[Data block start]
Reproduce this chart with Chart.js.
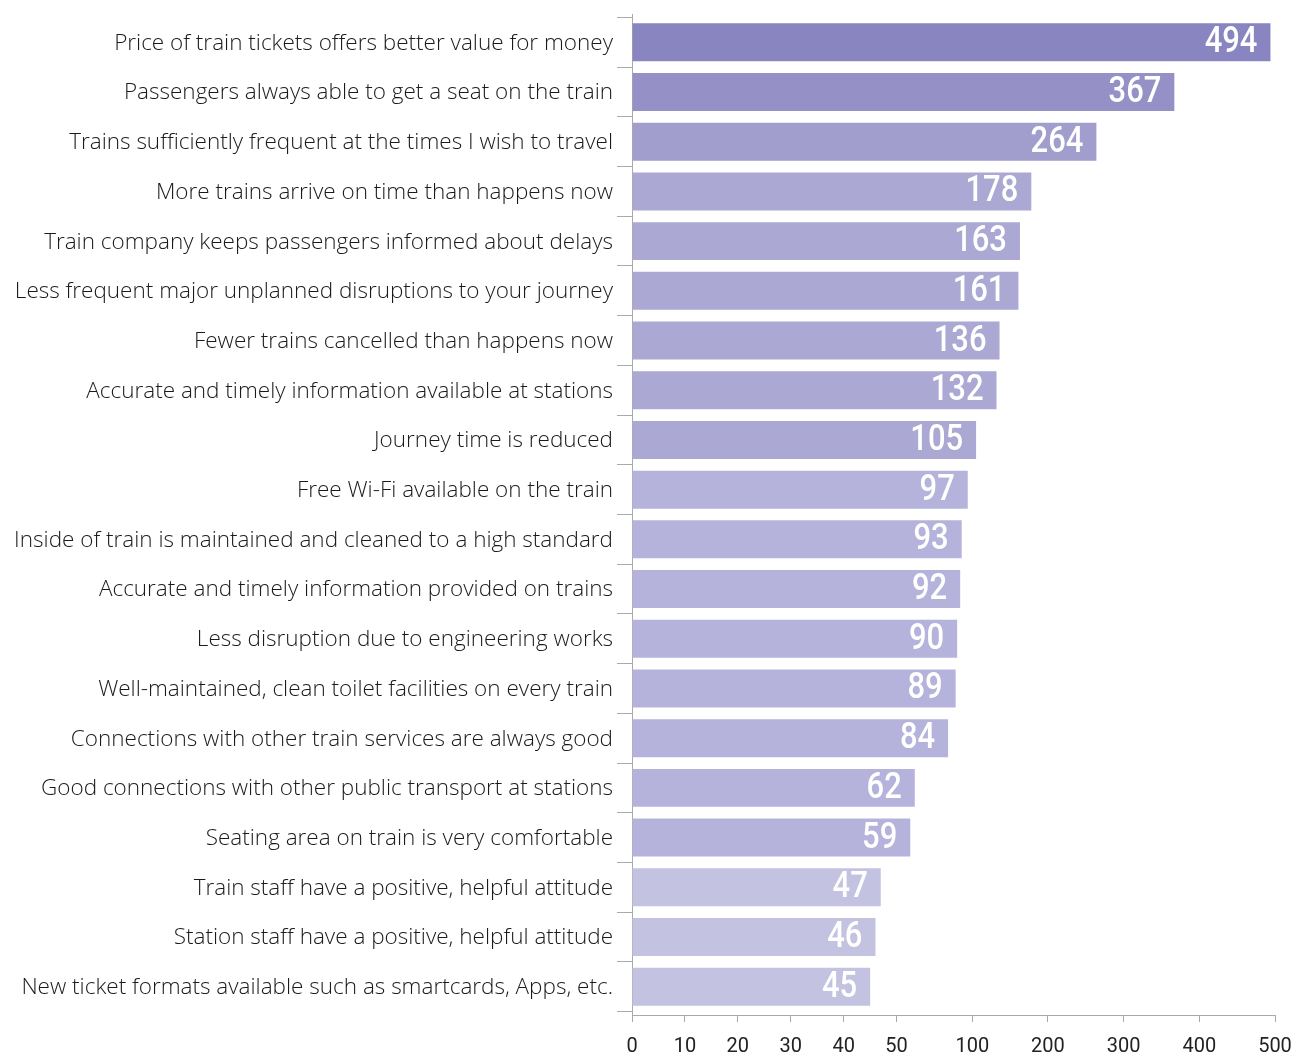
<!DOCTYPE html>
<html>
<head>
<meta charset="utf-8">
<script src="https://cdn.jsdelivr.net/npm/chart.js@4/dist/chart.umd.min.js"></script>
<style>
  html, body { margin: 0; padding: 0; background: #ffffff; }
  #wrap { width: 1303px; height: 1054px; position: relative; }
</style>
</head>
<body>
<div id="wrap"><canvas id="c" width="1303" height="1054"></canvas></div>
<script>
// ---- data ----
const categories = [
  "Price of train tickets offers better value for money",
  "Passengers always able to get a seat on the train",
  "Trains sufficiently frequent at the times I wish to travel",
  "More trains arrive on time than happens now",
  "Train company keeps passengers informed about delays",
  "Less frequent major unplanned disruptions to your journey",
  "Fewer trains cancelled than happens now",
  "Accurate and timely information available at stations",
  "Journey time is reduced",
  "Free Wi-Fi available on the train",
  "Inside of train is maintained and cleaned to a high standard",
  "Accurate and timely information provided on trains",
  "Less disruption due to engineering works",
  "Well-maintained, clean toilet facilities on every train",
  "Connections with other train services are always good",
  "Good connections with other public transport at stations",
  "Seating area on train is very comfortable",
  "Train staff have a positive, helpful attitude",
  "Station staff have a positive, helpful attitude",
  "New ticket formats available such as smartcards, Apps, etc."
];
const values = [494, 367, 264, 178, 163, 161, 136, 132, 105, 97, 93, 92, 90, 89, 84, 62, 59, 47, 46, 45];
const xTickValues = [0, 10, 20, 30, 40, 50, 100, 200, 300, 400, 500];
const xTickLabels = ["0", "10", "20", "30", "40", "50", "100", "200", "300", "400", "500"];

// ---- styles ----
const barColors = [
  "#8985c0", "#9591c6", "#a19dcd",
  "#aba8d4", "#aba8d4", "#aba8d4", "#aba8d4", "#aba8d4", "#aba8d4",
  "#b5b3db", "#b5b3db", "#b5b3db", "#b5b3db", "#b5b3db", "#b5b3db", "#b5b3db", "#b5b3db",
  "#c3c2e1", "#c3c2e1", "#c3c2e1"
];
// relative visual width of each interval between consecutive axis breaks
const xSlotWeights = [1, 1, 1, 1, 1, 1.43, 1.43, 1.43, 1.43, 1.43];

// ---- piecewise-linear value scale ----
class PiecewiseScale extends Chart.LinearScale {
  static id = 'piecewise';
  static defaults = {};
  _total() { return this.options.weights.reduce((a, c) => a + c, 0); }
  _toUnits(v) {
    const b = this.options.breaks, w = this.options.weights;
    let u = 0;
    for (let i = 0; i < b.length - 1; i++) {
      if (v >= b[i + 1]) { u += w[i]; continue; }
      if (v > b[i]) u += w[i] * (v - b[i]) / (b[i + 1] - b[i]);
      break;
    }
    return u;
  }
  _fromUnits(u) {
    const b = this.options.breaks, w = this.options.weights;
    let acc = 0;
    for (let i = 0; i < w.length; i++) {
      if (u <= acc + w[i]) return b[i] + (u - acc) / w[i] * (b[i + 1] - b[i]);
      acc += w[i];
    }
    return b[b.length - 1];
  }
  buildTicks() { return this.options.breaks.map(v => ({ value: v })); }
  getPixelForValue(v) { return this.getPixelForDecimal(this._toUnits(v) / this._total()); }
  getValueForPixel(p) { return this._fromUnits(this.getDecimalForPixel(p) * this._total()); }
}
// category scale with a little extra room at both ends
class PaddedCategoryScale extends Chart.CategoryScale {
  static id = 'paddedCategory';
  static defaults = {};
  buildTicks() {
    const t = super.buildTicks();
    const pad = this.options.edgePad || 0;
    this._startValue -= pad;
    this._valueRange += 2 * pad;
    return t;
  }
}
Chart.register(PiecewiseScale, PaddedCategoryScale);

const valueLabels = {
  id: 'valueLabels',
  afterDatasetsDraw(chart) {
    const ctx = chart.ctx;
    const meta = chart.getDatasetMeta(0);
    const sx = 0.86;
    ctx.save();
    ctx.font = '500 36px Roboto';
    ctx.fillStyle = '#ffffff';
    ctx.textAlign = 'right';
    ctx.textBaseline = 'middle';
    meta.data.forEach((bar, i) => {
      ctx.save();
      ctx.translate(bar.x - 13, bar.y + 1);
      ctx.scale(sx, 1);
      ctx.fillText(String(values[i]), 0, 0);
      ctx.restore();
    });
    ctx.restore();
  }
};

new Chart(document.getElementById('c'), {
  type: 'bar',
  data: {
    labels: categories,
    datasets: [{
      data: values,
      backgroundColor: barColors,
      borderWidth: 0,
      barPercentage: 0.764,
      categoryPercentage: 1.0
    }]
  },
  plugins: [valueLabels],
  options: {
    indexAxis: 'y',
    responsive: false,
    animation: false,
    devicePixelRatio: 1,
    layout: { padding: { top: 14, right: 28, left: 0, bottom: 0 } },
    plugins: { legend: { display: false }, tooltip: { enabled: false } },
    scales: {
      x: {
        type: 'piecewise',
        min: 0,
        max: 500,
        breaks: xTickValues,
        weights: xSlotWeights,
        afterFit(s) { s.height = 39; s.paddingLeft = 0; s.paddingRight = 0; },
        border: { display: true, color: '#aaaaaa', width: 1 },
        grid: { drawOnChartArea: false, drawTicks: true, tickLength: 7, color: '#aaaaaa', offset: false },
        ticks: {
          autoSkip: false,
          maxRotation: 0,
          padding: 13,
          color: '#222222',
          font: { family: 'Roboto', size: 20 },
          callback: (v, i) => xTickLabels[i]
        }
      },
      y: {
        type: 'paddedCategory',
        edgePad: 0.07,
        offset: true,
        afterFit(s) { s.width = 632; s.paddingTop = 0; s.paddingBottom = 0; },
        border: { display: true, color: '#aaaaaa', width: 1 },
        grid: { drawOnChartArea: false, drawTicks: true, tickLength: 15, color: '#aaaaaa', offset: true },
        ticks: {
          autoSkip: false,
          padding: 4,
          labelOffset: 1,
          color: '#1a1a1a',
          font: { family: '"Open Sans"', size: 22.5, weight: '300' }
        }
      }
    }
  }
});
</script>
</body>
</html>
[Data block end]
**Exercise brief:** Output the lines above in full and exactly as given, omitting any pictures.

**Right answer:**
Reproduce this chart with Chart.js.
<!DOCTYPE html>
<html>
<head>
<meta charset="utf-8">
<script src="https://cdn.jsdelivr.net/npm/chart.js@4/dist/chart.umd.min.js"></script>
<style>
  html, body { margin: 0; padding: 0; background: #ffffff; }
  #wrap { width: 1303px; height: 1054px; position: relative; }
</style>
</head>
<body>
<div id="wrap"><canvas id="c" width="1303" height="1054"></canvas></div>
<script>
// ---- data ----
const categories = [
  "Price of train tickets offers better value for money",
  "Passengers always able to get a seat on the train",
  "Trains sufficiently frequent at the times I wish to travel",
  "More trains arrive on time than happens now",
  "Train company keeps passengers informed about delays",
  "Less frequent major unplanned disruptions to your journey",
  "Fewer trains cancelled than happens now",
  "Accurate and timely information available at stations",
  "Journey time is reduced",
  "Free Wi-Fi available on the train",
  "Inside of train is maintained and cleaned to a high standard",
  "Accurate and timely information provided on trains",
  "Less disruption due to engineering works",
  "Well-maintained, clean toilet facilities on every train",
  "Connections with other train services are always good",
  "Good connections with other public transport at stations",
  "Seating area on train is very comfortable",
  "Train staff have a positive, helpful attitude",
  "Station staff have a positive, helpful attitude",
  "New ticket formats available such as smartcards, Apps, etc."
];
const values = [494, 367, 264, 178, 163, 161, 136, 132, 105, 97, 93, 92, 90, 89, 84, 62, 59, 47, 46, 45];
const xTickValues = [0, 10, 20, 30, 40, 50, 100, 200, 300, 400, 500];
const xTickLabels = ["0", "10", "20", "30", "40", "50", "100", "200", "300", "400", "500"];

// ---- styles ----
const barColors = [
  "#8985c0", "#9591c6", "#a19dcd",
  "#aba8d4", "#aba8d4", "#aba8d4", "#aba8d4", "#aba8d4", "#aba8d4",
  "#b5b3db", "#b5b3db", "#b5b3db", "#b5b3db", "#b5b3db", "#b5b3db", "#b5b3db", "#b5b3db",
  "#c3c2e1", "#c3c2e1", "#c3c2e1"
];
// relative visual width of each interval between consecutive axis breaks
const xSlotWeights = [1, 1, 1, 1, 1, 1.43, 1.43, 1.43, 1.43, 1.43];

// ---- piecewise-linear value scale ----
class PiecewiseScale extends Chart.LinearScale {
  static id = 'piecewise';
  static defaults = {};
  _total() { return this.options.weights.reduce((a, c) => a + c, 0); }
  _toUnits(v) {
    const b = this.options.breaks, w = this.options.weights;
    let u = 0;
    for (let i = 0; i < b.length - 1; i++) {
      if (v >= b[i + 1]) { u += w[i]; continue; }
      if (v > b[i]) u += w[i] * (v - b[i]) / (b[i + 1] - b[i]);
      break;
    }
    return u;
  }
  _fromUnits(u) {
    const b = this.options.breaks, w = this.options.weights;
    let acc = 0;
    for (let i = 0; i < w.length; i++) {
      if (u <= acc + w[i]) return b[i] + (u - acc) / w[i] * (b[i + 1] - b[i]);
      acc += w[i];
    }
    return b[b.length - 1];
  }
  buildTicks() { return this.options.breaks.map(v => ({ value: v })); }
  getPixelForValue(v) { return this.getPixelForDecimal(this._toUnits(v) / this._total()); }
  getValueForPixel(p) { return this._fromUnits(this.getDecimalForPixel(p) * this._total()); }
}
// category scale with a little extra room at both ends
class PaddedCategoryScale extends Chart.CategoryScale {
  static id = 'paddedCategory';
  static defaults = {};
  buildTicks() {
    const t = super.buildTicks();
    const pad = this.options.edgePad || 0;
    this._startValue -= pad;
    this._valueRange += 2 * pad;
    return t;
  }
}
Chart.register(PiecewiseScale, PaddedCategoryScale);

const valueLabels = {
  id: 'valueLabels',
  afterDatasetsDraw(chart) {
    const ctx = chart.ctx;
    const meta = chart.getDatasetMeta(0);
    const sx = 0.86;
    ctx.save();
    ctx.font = '500 36px Roboto';
    ctx.fillStyle = '#ffffff';
    ctx.textAlign = 'right';
    ctx.textBaseline = 'middle';
    meta.data.forEach((bar, i) => {
      ctx.save();
      ctx.translate(bar.x - 13, bar.y + 1);
      ctx.scale(sx, 1);
      ctx.fillText(String(values[i]), 0, 0);
      ctx.restore();
    });
    ctx.restore();
  }
};

new Chart(document.getElementById('c'), {
  type: 'bar',
  data: {
    labels: categories,
    datasets: [{
      data: values,
      backgroundColor: barColors,
      borderWidth: 0,
      barPercentage: 0.764,
      categoryPercentage: 1.0
    }]
  },
  plugins: [valueLabels],
  options: {
    indexAxis: 'y',
    responsive: false,
    animation: false,
    devicePixelRatio: 1,
    layout: { padding: { top: 14, right: 28, left: 0, bottom: 0 } },
    plugins: { legend: { display: false }, tooltip: { enabled: false } },
    scales: {
      x: {
        type: 'piecewise',
        min: 0,
        max: 500,
        breaks: xTickValues,
        weights: xSlotWeights,
        afterFit(s) { s.height = 39; s.paddingLeft = 0; s.paddingRight = 0; },
        border: { display: true, color: '#aaaaaa', width: 1 },
        grid: { drawOnChartArea: false, drawTicks: true, tickLength: 7, color: '#aaaaaa', offset: false },
        ticks: {
          autoSkip: false,
          maxRotation: 0,
          padding: 13,
          color: '#222222',
          font: { family: 'Roboto', size: 20 },
          callback: (v, i) => xTickLabels[i]
        }
      },
      y: {
        type: 'paddedCategory',
        edgePad: 0.07,
        offset: true,
        afterFit(s) { s.width = 632; s.paddingTop = 0; s.paddingBottom = 0; },
        border: { display: true, color: '#aaaaaa', width: 1 },
        grid: { drawOnChartArea: false, drawTicks: true, tickLength: 15, color: '#aaaaaa', offset: true },
        ticks: {
          autoSkip: false,
          padding: 4,
          labelOffset: 1,
          color: '#1a1a1a',
          font: { family: '"Open Sans"', size: 22.5, weight: '300' }
        }
      }
    }
  }
});
</script>
</body>
</html>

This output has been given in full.